German police on Wednesday, 1 January, 2025 announced that no fewer than five people died across the country from accidents linked to powerful fireworks Germans traditionally set off to celebrate the new year.
Germans celebrate New Year’s Eve with a particularly intense usage of fireworks, which spurs a recurrent debate about outlawing the most powerful devices, given the high number of injuries each year, as well as the pollution and noise they cause.
Police Public Relations Officer, Florian Nath, said 30 law enforcement officers were injured, including one seriously wounded by an illegally manufactured fireworks.

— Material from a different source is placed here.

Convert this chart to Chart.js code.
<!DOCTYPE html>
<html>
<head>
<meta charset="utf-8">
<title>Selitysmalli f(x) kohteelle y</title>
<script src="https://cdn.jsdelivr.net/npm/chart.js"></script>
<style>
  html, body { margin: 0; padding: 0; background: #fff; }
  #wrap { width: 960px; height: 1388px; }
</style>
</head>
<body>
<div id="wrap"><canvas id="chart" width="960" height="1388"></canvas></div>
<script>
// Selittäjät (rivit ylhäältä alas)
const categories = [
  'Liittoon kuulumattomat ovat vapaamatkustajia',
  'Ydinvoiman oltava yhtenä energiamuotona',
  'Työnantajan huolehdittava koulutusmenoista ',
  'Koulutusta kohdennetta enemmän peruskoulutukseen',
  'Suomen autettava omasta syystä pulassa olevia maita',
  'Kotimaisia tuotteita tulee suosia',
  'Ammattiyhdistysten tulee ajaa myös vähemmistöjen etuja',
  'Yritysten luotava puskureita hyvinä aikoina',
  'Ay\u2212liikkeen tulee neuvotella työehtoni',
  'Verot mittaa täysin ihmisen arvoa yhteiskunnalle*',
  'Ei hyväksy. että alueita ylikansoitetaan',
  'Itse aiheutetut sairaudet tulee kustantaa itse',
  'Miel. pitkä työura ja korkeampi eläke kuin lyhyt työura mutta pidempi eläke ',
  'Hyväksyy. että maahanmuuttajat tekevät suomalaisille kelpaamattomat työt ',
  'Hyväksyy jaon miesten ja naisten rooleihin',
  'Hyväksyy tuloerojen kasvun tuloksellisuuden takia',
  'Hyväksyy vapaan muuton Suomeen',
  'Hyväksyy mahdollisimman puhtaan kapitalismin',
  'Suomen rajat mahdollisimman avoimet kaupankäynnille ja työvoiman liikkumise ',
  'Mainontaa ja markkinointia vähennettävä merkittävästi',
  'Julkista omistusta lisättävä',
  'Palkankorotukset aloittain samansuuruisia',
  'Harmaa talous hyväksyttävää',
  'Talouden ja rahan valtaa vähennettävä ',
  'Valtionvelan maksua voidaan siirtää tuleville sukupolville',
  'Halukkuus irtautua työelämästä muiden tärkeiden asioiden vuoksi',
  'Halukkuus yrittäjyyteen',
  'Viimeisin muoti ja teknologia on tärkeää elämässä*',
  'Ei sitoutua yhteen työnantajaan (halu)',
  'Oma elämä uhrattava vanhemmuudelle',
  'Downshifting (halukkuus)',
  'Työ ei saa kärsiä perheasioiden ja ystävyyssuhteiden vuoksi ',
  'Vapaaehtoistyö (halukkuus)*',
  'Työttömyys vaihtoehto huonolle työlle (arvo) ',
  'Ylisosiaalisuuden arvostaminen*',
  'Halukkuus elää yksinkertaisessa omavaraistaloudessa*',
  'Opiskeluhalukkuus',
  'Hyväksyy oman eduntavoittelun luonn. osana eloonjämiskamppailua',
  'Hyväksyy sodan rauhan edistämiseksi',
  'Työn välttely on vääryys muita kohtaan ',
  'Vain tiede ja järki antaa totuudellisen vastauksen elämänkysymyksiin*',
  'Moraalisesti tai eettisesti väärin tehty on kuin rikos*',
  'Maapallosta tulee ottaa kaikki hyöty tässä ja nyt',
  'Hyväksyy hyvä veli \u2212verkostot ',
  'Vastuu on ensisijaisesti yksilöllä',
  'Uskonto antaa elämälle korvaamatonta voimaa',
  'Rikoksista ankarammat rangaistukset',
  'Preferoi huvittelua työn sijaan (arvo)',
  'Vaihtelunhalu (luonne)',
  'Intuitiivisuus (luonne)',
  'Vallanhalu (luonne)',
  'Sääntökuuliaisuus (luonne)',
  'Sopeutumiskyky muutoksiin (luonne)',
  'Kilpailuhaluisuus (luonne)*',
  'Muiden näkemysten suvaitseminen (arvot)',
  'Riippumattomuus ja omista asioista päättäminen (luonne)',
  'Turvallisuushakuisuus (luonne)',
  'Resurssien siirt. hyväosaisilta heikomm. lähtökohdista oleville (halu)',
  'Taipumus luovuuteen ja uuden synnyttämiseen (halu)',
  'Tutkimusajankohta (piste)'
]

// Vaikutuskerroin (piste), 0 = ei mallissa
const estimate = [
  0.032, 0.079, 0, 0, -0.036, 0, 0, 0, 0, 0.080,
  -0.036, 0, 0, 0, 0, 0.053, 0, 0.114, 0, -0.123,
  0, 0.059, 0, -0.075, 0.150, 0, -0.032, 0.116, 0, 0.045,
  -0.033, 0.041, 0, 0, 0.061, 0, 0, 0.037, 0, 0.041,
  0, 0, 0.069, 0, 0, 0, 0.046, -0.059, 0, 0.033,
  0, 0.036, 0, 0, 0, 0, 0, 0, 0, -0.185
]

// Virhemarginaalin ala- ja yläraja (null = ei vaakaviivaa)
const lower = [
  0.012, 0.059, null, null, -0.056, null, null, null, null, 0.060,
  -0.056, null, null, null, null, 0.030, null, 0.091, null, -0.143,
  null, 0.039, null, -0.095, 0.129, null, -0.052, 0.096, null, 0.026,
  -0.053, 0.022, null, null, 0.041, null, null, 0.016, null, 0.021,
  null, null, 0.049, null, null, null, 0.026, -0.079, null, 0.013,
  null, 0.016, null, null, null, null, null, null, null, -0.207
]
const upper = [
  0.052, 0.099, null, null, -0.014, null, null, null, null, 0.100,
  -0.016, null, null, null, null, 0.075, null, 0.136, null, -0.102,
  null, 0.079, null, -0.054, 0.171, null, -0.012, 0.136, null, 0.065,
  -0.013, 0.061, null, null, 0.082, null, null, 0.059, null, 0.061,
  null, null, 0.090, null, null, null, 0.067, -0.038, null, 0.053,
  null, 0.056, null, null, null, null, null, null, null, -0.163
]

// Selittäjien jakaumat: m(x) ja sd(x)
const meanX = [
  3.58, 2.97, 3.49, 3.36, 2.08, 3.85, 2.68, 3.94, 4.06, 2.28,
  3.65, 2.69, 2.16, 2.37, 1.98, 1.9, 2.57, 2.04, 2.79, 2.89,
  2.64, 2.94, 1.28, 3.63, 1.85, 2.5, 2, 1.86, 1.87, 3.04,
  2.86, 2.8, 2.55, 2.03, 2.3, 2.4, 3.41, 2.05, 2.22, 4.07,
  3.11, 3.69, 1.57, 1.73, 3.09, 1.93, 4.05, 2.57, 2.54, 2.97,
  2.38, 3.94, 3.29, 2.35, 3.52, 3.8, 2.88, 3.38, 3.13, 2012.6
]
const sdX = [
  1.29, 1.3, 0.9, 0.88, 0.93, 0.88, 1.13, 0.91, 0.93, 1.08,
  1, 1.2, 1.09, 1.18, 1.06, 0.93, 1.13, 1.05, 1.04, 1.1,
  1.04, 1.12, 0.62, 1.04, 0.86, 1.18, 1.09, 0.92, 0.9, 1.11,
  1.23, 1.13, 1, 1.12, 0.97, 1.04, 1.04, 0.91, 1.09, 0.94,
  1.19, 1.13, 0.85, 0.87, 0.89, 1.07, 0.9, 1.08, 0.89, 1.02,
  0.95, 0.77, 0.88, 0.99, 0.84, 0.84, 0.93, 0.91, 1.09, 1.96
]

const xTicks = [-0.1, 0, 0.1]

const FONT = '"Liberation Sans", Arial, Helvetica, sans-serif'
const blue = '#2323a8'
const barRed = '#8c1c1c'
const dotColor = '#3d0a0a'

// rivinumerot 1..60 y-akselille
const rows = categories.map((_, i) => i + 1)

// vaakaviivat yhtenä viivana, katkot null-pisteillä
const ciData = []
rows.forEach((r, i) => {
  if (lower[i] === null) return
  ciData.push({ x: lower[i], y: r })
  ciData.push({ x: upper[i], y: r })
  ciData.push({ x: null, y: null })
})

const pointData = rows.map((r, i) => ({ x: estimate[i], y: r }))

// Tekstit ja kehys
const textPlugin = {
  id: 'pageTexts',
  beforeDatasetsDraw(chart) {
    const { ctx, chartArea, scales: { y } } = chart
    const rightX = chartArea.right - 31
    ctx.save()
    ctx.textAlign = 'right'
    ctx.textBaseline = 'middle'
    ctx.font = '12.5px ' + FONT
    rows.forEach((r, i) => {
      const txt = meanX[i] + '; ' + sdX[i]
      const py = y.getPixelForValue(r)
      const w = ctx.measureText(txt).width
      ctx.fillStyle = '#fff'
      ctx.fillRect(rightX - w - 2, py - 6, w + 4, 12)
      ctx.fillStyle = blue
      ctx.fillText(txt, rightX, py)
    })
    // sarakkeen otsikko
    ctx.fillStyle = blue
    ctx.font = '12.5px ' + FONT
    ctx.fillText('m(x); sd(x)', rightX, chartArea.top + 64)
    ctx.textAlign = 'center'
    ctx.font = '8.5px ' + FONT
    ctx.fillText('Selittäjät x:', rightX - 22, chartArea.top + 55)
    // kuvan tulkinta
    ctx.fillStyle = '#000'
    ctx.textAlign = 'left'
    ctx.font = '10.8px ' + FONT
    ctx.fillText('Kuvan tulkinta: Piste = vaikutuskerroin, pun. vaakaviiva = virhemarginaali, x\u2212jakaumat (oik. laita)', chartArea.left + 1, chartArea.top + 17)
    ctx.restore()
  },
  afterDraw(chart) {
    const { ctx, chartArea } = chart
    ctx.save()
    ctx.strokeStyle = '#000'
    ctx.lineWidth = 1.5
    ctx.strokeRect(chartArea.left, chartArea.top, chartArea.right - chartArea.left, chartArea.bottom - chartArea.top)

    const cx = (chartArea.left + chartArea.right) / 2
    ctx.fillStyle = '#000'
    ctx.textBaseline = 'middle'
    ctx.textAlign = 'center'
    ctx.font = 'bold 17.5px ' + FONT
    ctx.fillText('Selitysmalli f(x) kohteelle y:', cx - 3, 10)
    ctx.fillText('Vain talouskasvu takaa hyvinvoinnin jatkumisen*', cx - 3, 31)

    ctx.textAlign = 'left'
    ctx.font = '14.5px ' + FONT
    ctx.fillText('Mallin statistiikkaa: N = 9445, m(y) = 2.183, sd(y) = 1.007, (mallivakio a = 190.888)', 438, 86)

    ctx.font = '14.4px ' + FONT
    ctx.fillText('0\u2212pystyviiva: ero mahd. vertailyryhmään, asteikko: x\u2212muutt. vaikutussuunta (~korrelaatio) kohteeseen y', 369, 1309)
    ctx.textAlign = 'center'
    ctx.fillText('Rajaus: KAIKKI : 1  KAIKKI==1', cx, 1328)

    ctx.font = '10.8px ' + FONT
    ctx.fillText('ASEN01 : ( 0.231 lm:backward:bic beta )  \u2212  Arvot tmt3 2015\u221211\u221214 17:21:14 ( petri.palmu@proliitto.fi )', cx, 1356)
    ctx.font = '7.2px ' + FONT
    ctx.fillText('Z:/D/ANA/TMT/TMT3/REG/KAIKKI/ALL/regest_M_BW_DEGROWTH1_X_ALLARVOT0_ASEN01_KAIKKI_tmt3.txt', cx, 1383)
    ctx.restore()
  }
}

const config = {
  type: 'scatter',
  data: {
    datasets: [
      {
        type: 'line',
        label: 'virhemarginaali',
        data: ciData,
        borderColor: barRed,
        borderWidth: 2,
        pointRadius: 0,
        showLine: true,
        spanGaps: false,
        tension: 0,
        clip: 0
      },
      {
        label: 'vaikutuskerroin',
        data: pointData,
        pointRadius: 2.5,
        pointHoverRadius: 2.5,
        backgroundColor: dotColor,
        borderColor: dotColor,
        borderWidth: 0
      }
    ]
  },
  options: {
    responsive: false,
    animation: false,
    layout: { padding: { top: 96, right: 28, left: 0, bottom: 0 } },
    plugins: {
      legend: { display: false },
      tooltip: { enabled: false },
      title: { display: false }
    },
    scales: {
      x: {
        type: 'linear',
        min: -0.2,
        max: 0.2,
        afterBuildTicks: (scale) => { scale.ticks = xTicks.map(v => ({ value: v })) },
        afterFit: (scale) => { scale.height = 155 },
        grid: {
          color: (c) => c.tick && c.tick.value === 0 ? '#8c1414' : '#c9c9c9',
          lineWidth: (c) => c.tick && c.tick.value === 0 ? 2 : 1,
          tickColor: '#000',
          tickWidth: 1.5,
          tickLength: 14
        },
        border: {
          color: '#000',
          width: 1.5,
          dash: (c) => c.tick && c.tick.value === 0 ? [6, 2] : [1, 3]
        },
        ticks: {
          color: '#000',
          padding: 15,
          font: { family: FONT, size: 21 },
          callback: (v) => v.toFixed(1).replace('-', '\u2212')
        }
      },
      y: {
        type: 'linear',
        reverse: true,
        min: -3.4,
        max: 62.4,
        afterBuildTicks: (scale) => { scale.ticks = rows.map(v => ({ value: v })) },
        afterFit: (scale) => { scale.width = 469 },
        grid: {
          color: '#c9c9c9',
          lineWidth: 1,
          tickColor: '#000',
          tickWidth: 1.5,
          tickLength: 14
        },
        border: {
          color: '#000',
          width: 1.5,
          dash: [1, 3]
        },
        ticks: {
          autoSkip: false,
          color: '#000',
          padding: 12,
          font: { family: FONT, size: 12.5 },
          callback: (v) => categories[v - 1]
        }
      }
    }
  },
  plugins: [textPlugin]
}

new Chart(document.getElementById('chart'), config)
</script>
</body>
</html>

According to the police, some 400 people were detained in the capital, Berlin, overnight, adding that contrary to previous years, there was no major violence or incidents.
Local police, who believe the victim made the device himself, disclosed that a 24-year-old man died after detonating a pyrotechnic rocket near Paderborn in the northwestern region of North Rhine-Westphalia.
The police further said that in Oschatz in Saxony, a 45-year-old man died of serious head injuries when he set fire to a pyrotechnic bomb.
According to the police, it was a powerful F4 category firework, which requires a special permit to purchase.
In the same eastern region, a 50-year-old man died on the spot from head injuries in the town of Hartha when he tried to detonate a pyrotechnic pipe bomb, a police spokesperson said.
Near Hamburg, in the north, a 20-year-old man died lighting a pyrotechnic firework.
Local police finally revealed that in Kremen near Berlin, a fifth man died from inappropriate manipulation of pyrotechnics, while three other people in the region were seriously injured in similar circumstances.